The Kremlin is promising a "painful" response.
Japan on Tuesday said it would also deny visas to 23 Russians as part of its sanctions against Moscow for "infringing" on Ukraine's sovereignty. It did not identify those affected.
Meanwhile, the Pentagon says Russian Defense Minister Sergei Shoigu assured Defense Secretary Chuck Hagel that Russian forces will not invade eastern Ukraine.
The two spoke by telephone on Monday, with Hagel wanting clarification on Russia's intentions. Shoigu told Hagel that Russian troops had returned to barracks after conducting exercises on the Ukrainian border.

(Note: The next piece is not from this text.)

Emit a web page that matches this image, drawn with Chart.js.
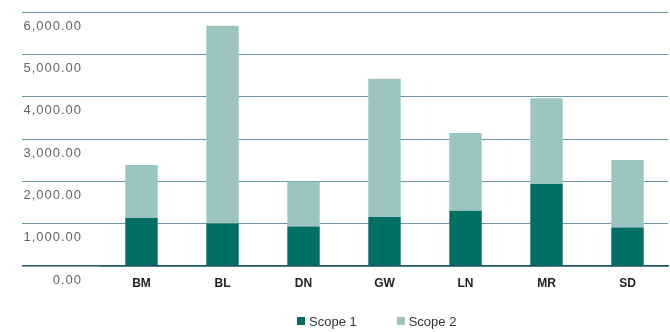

But a NATO official told reporters Tuesday that NATO has seen no sign that the troops are withdrawing.
A Pentagon spokesman said Hagel emphasized how dangerous the situation is, and that Ukraine has the right to preserve law and order inside its borders.
Hagel also asked for Russian help in freeing seven European inspectors held by pro-Russian separatists in eastern Ukraine.
Pro-Russian gunmen took control of government buildings in the city of Kostyantynivka on Monday. Separatists are now in control of Ukrainian government buildings in at least 11 eastern and southern cities. They are demanding referendums on whether to secede from Ukraine and join Russia.
A similar vote in Crimea last month led to Russia's annexation of that Ukrainian peninsula.